Write out the listing below in full and exactly, leaving out every picture.

=======

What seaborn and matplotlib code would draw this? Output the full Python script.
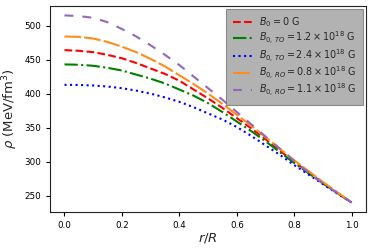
import matplotlib
matplotlib.use("Agg")
import matplotlib.pyplot as plt
import seaborn as sns
import pandas as pd

r = [0.0, 0.05, 0.1, 0.15, 0.2, 0.25, 0.3, 0.35, 0.4, 0.45, 0.5,
     0.55, 0.6, 0.65, 0.7, 0.75, 0.8, 0.85, 0.9, 0.95, 1.0]
rho_b0 = [464, 463, 461, 457, 452, 445, 437, 429, 419, 406, 393,
          379, 364, 349, 333, 316, 300, 284, 269, 254, 240]
rho_to12 = [443, 442.5, 441, 438, 434, 428, 422, 415, 406, 397, 386,
            373, 359, 345, 330, 314, 298, 283, 268, 254, 240]
rho_to24 = [413, 412.8, 412, 410.5, 408, 404.5, 400, 394.5, 388, 380, 371,
            362, 351, 338, 324, 310, 295, 281, 267, 253, 240]
rho_ro08 = [484, 483.5, 481, 476, 469, 461, 451, 440, 427, 414, 400,
            385, 369, 353, 336, 319, 302, 286, 270, 255, 240]
rho_ro11 = [515, 514, 511.5, 505, 495, 484, 471, 457, 442, 425, 408,
            391, 373, 355, 337, 319, 301, 284, 268, 254, 240]

labels = [r'$B_0 = 0$ G',
          r'$B_{0,\,TO} = 1.2 \times 10^{18}$ G',
          r'$B_{0,\,TO} = 2.4 \times 10^{18}$ G',
          r'$B_{0,\,RO} = 0.8 \times 10^{18}$ G',
          r'$B_{0,\,RO} = 1.1 \times 10^{18}$ G']
series = [rho_b0, rho_to12, rho_to24, rho_ro08, rho_ro11]
colors = ['red', 'green', 'blue', '#ff8c1a', '#9467bd']
styles = ['--', '-.', ':', (0, (8, 1.5)), (0, (4.3, 4.3))]

sns.set_style("ticks")
plt.rcParams['font.family'] = ['DejaVu Sans']

fig = plt.figure(figsize=(3.74, 2.52), dpi=100)
ax = fig.add_axes([0.134, 0.159, 0.845, 0.817])

for vals, lab, col, ls in zip(series, labels, colors, styles):
    df = pd.DataFrame({'r': r, 'rho': vals})
    sns.lineplot(data=df, x='r', y='rho', ax=ax, color=col, linestyle=ls,
                 linewidth=1.5, label=lab)

ax.set_xticks([0.0, 0.2, 0.4, 0.6, 0.8, 1.0])
ax.set_yticks([250, 300, 350, 400, 450, 500])
ax.tick_params(labelsize=6.3, length=3, width=0.8, colors='black')
ax.set_xlabel(r'$r/R$', fontsize=9.5, labelpad=1)
ax.set_ylabel(r'$\rho$ (MeV/fm$^3$)', fontsize=9.5, labelpad=3)
for s in ax.spines.values():
    s.set_visible(True)
    s.set_color('#222222')
    s.set_linewidth(0.8)

leg = ax.legend(loc='upper right', fontsize=6.9, facecolor='gray', framealpha=0.6,
                edgecolor='#555555', fancybox=False, labelspacing=0.05,
                handlelength=2.0, borderaxespad=0.3, borderpad=0.65)
leg.get_frame().set_linewidth(0.8)

fig.savefig('out.png', dpi=100)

=======

**Answer for the task**:
What seaborn and matplotlib code would draw this? Output the full Python script.
import matplotlib
matplotlib.use("Agg")
import matplotlib.pyplot as plt
import seaborn as sns
import pandas as pd

r = [0.0, 0.05, 0.1, 0.15, 0.2, 0.25, 0.3, 0.35, 0.4, 0.45, 0.5,
     0.55, 0.6, 0.65, 0.7, 0.75, 0.8, 0.85, 0.9, 0.95, 1.0]
rho_b0 = [464, 463, 461, 457, 452, 445, 437, 429, 419, 406, 393,
          379, 364, 349, 333, 316, 300, 284, 269, 254, 240]
rho_to12 = [443, 442.5, 441, 438, 434, 428, 422, 415, 406, 397, 386,
            373, 359, 345, 330, 314, 298, 283, 268, 254, 240]
rho_to24 = [413, 412.8, 412, 410.5, 408, 404.5, 400, 394.5, 388, 380, 371,
            362, 351, 338, 324, 310, 295, 281, 267, 253, 240]
rho_ro08 = [484, 483.5, 481, 476, 469, 461, 451, 440, 427, 414, 400,
            385, 369, 353, 336, 319, 302, 286, 270, 255, 240]
rho_ro11 = [515, 514, 511.5, 505, 495, 484, 471, 457, 442, 425, 408,
            391, 373, 355, 337, 319, 301, 284, 268, 254, 240]

labels = [r'$B_0 = 0$ G',
          r'$B_{0,\,TO} = 1.2 \times 10^{18}$ G',
          r'$B_{0,\,TO} = 2.4 \times 10^{18}$ G',
          r'$B_{0,\,RO} = 0.8 \times 10^{18}$ G',
          r'$B_{0,\,RO} = 1.1 \times 10^{18}$ G']
series = [rho_b0, rho_to12, rho_to24, rho_ro08, rho_ro11]
colors = ['red', 'green', 'blue', '#ff8c1a', '#9467bd']
styles = ['--', '-.', ':', (0, (8, 1.5)), (0, (4.3, 4.3))]

sns.set_style("ticks")
plt.rcParams['font.family'] = ['DejaVu Sans']

fig = plt.figure(figsize=(3.74, 2.52), dpi=100)
ax = fig.add_axes([0.134, 0.159, 0.845, 0.817])

for vals, lab, col, ls in zip(series, labels, colors, styles):
    df = pd.DataFrame({'r': r, 'rho': vals})
    sns.lineplot(data=df, x='r', y='rho', ax=ax, color=col, linestyle=ls,
                 linewidth=1.5, label=lab)

ax.set_xticks([0.0, 0.2, 0.4, 0.6, 0.8, 1.0])
ax.set_yticks([250, 300, 350, 400, 450, 500])
ax.tick_params(labelsize=6.3, length=3, width=0.8, colors='black')
ax.set_xlabel(r'$r/R$', fontsize=9.5, labelpad=1)
ax.set_ylabel(r'$\rho$ (MeV/fm$^3$)', fontsize=9.5, labelpad=3)
for s in ax.spines.values():
    s.set_visible(True)
    s.set_color('#222222')
    s.set_linewidth(0.8)

leg = ax.legend(loc='upper right', fontsize=6.9, facecolor='gray', framealpha=0.6,
                edgecolor='#555555', fancybox=False, labelspacing=0.05,
                handlelength=2.0, borderaxespad=0.3, borderpad=0.65)
leg.get_frame().set_linewidth(0.8)

fig.savefig('out.png', dpi=100)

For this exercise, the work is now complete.